October 10, 2013 (ADDIS ABABA) - Ethiopia has called on Sudan and Egypt to support its building of Africa’s largest Hydro power dam project along the Nile River saying the ongoing construction of the Grand Renaissance dam will benefit the three countries.
- Grand Ethiopian Renaissance Dam, when completed, will reduce the capacity of the Aswan High Dam, helping to save about six billion cubic metres of water. Image courtesy of Hajor.
According to a statement released on Thursday from the office of the Ethiopia prime minister, downstream countries particularly Egypt should support construction of the dam and drop its long-standing objection against the project.
Egypt has been protesting against the dam arguing that the construction will diminish its water share.
The Nile water is a source to 95 % of Egypt’s water demand. Ethiopia’s massive dam project has been a major economic and water security concern to the North African Nation.
When Ethiopia diverted the flow of the Nile water in May as part of the engineering work, tension between Addis Ababa and Cairo escalated.
Sudan has officially backed the project and offered support after a tripartite international experts group which had been tasked to assess the potential impacts announced that the project will not have any significant impact on downstream countries.
Egypt however refused to accept the final findings saying the report was inadequate and sought another study on the likely impact of the dam of its share of the water.
At a news conference this week, Ethiopian prime minister, Hailemariam Desalegn called on Cairo and Khartoum to actively and practically begin to engage in cooperating and providing support for Ethiopia to finish the “regional project”
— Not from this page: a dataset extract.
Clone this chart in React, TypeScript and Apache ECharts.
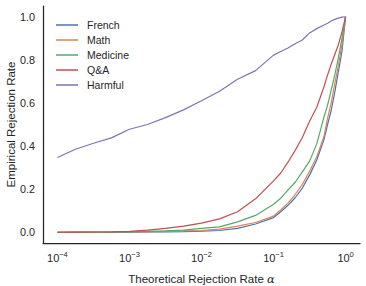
import React, { useEffect, useRef } from "react";
import * as echarts from "echarts";

// log10 of theoretical rejection rate alpha
const logAlpha = [-4, -3.75, -3.5, -3.25, -3, -2.75, -2.5, -2.25, -2, -1.75, -1.5, -1.25, -1, -0.9, -0.8, -0.7, -0.6, -0.5, -0.4, -0.3, -0.25, -0.2, -0.15, -0.1, -0.05, 0];

const french = [0, 0, 0, 0, 0, 0.001, 0.002, 0.003, 0.005, 0.008, 0.018, 0.038, 0.068, 0.095, 0.125, 0.16, 0.205, 0.265, 0.335, 0.43, 0.5, 0.565, 0.65, 0.745, 0.84, 1];
const math = [0, 0, 0, 0.001, 0.001, 0.002, 0.004, 0.006, 0.008, 0.014, 0.028, 0.045, 0.075, 0.103, 0.135, 0.175, 0.222, 0.283, 0.35, 0.445, 0.53, 0.6, 0.69, 0.775, 0.87, 1];
const medicine = [0, 0.0005, 0.001, 0.001, 0.002, 0.004, 0.006, 0.01, 0.018, 0.025, 0.048, 0.078, 0.13, 0.158, 0.195, 0.232, 0.28, 0.33, 0.41, 0.535, 0.59, 0.66, 0.73, 0.81, 0.9, 1];
const qa = [0, 0.0005, 0.001, 0.002, 0.004, 0.01, 0.018, 0.028, 0.042, 0.062, 0.095, 0.155, 0.238, 0.275, 0.325, 0.38, 0.44, 0.515, 0.58, 0.675, 0.73, 0.78, 0.825, 0.87, 0.93, 1];
const harmful = [0.347, 0.385, 0.413, 0.438, 0.478, 0.5, 0.532, 0.568, 0.61, 0.654, 0.71, 0.75, 0.822, 0.839, 0.855, 0.875, 0.892, 0.925, 0.945, 0.962, 0.97, 0.98, 0.988, 0.994, 0.998, 1];

const seriesNames = ["French", "Math", "Medicine", "Q&A", "Harmful"];
const seriesValues = [french, math, medicine, qa, harmful];
const colors = ["#4c72b0", "#dd8452", "#55a868", "#c44e52", "#8172b3"];

const xTickExps = [-4, -3, -2, -1, 0];
const yTicks = [0, 0.2, 0.4, 0.6, 0.8, 1.0];

const FONT = "Liberation Sans, Arial, sans-serif";
const TEXT = "#262626";

export default function App() {
  const ref = useRef<HTMLDivElement>(null);
  useEffect(() => {
    if (!ref.current) return;
    const chart = echarts.init(ref.current, undefined, { renderer: "svg" });
    chart.setOption({
      animation: false,
      backgroundColor: "#ffffff",
      textStyle: { fontFamily: FONT },
      grid: { left: 43, right: 6, top: 6, bottom: 43, containLabel: false, outerBoundsMode: "none" },
      legend: {
        orient: "vertical",
        left: 51,
        top: 14,
        icon: "rect",
        itemWidth: 22,
        itemHeight: 1.5,
        itemGap: 3,
        data: seriesNames,
        textStyle: { fontFamily: FONT, fontSize: 10.5, lineHeight: 12, color: TEXT, padding: [0, 0, 0, 4] },
      },
      xAxis: {
        type: "value",
        min: -4.2,
        max: 0.2,
        name: "Theoretical Rejection Rate {i|α}",
        nameLocation: "middle",
        nameGap: 30,
        nameMoveOverlap: false,
        nameTextStyle: {
          fontFamily: FONT,
          fontSize: 11.5,
          color: TEXT,
          rich: { i: { fontFamily: "DejaVu Serif, serif", fontStyle: "italic", fontSize: 11.5, color: TEXT } },
        },
        axisLine: { show: true, onZero: false, lineStyle: { color: TEXT, width: 1.25 } },
        axisTick: { show: false },
        splitLine: { show: false },
        axisLabel: {
          customValues: xTickExps,
          margin: 7,
          color: TEXT,
          formatter: (v: number) => `{b|10}{s|${v === 0 ? "0" : "\u2212" + Math.abs(v)}}`,
          rich: {
            b: { fontFamily: FONT, fontSize: 11, color: TEXT },
            s: { fontFamily: FONT, fontSize: 7.5, color: TEXT, padding: [0, 0, 8, 0] },
          },
        },
      },
      yAxis: {
        type: "value",
        min: -0.05,
        max: 1.05,
        name: "Empirical Rejection Rate",
        nameLocation: "middle",
        nameGap: 26,
        nameMoveOverlap: false,
        nameTextStyle: { fontFamily: FONT, fontSize: 11.5, color: TEXT },
        axisLine: { show: true, onZero: false, lineStyle: { color: TEXT, width: 1.25 } },
        axisTick: { show: false },
        splitLine: { show: false },
        axisLabel: {
          customValues: yTicks,
          margin: 8,
          fontFamily: FONT,
          fontSize: 10.8,
          color: TEXT,
          formatter: (v: number) => v.toFixed(1),
        },
      },
      series: seriesNames.map((name, i) => ({
        name,
        type: "line",
        symbol: "none",
        color: colors[i],
        lineStyle: { width: 1.2, color: colors[i] },
        data: logAlpha.map((x, j) => [x, seriesValues[i][j]]),
        z: i === 3 ? 3 : 2,
      })),
    });
    return () => chart.dispose();
  }, []);
  return <div ref={ref} style={{ position: "fixed", left: 0, top: 0, width: 366, height: 286 }} />;
}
The premier reiterated that his country will continue to push forward the construction of the dam despite discomfort from downstream countries.
He said the benefits from the hydro dam facility will be shared between the three countries and Sudan and Egypt need to contribute to the construction of the 4.6 billion dollar project which Ethiopia is currently financing it from it own coffers.
Ethiopia says the dam project won’t harm Sudan or Egypt but will benefit them by providing cheap and clean energy, by controlling over flooding, reducing siltation as well as contributing to regional economic integration.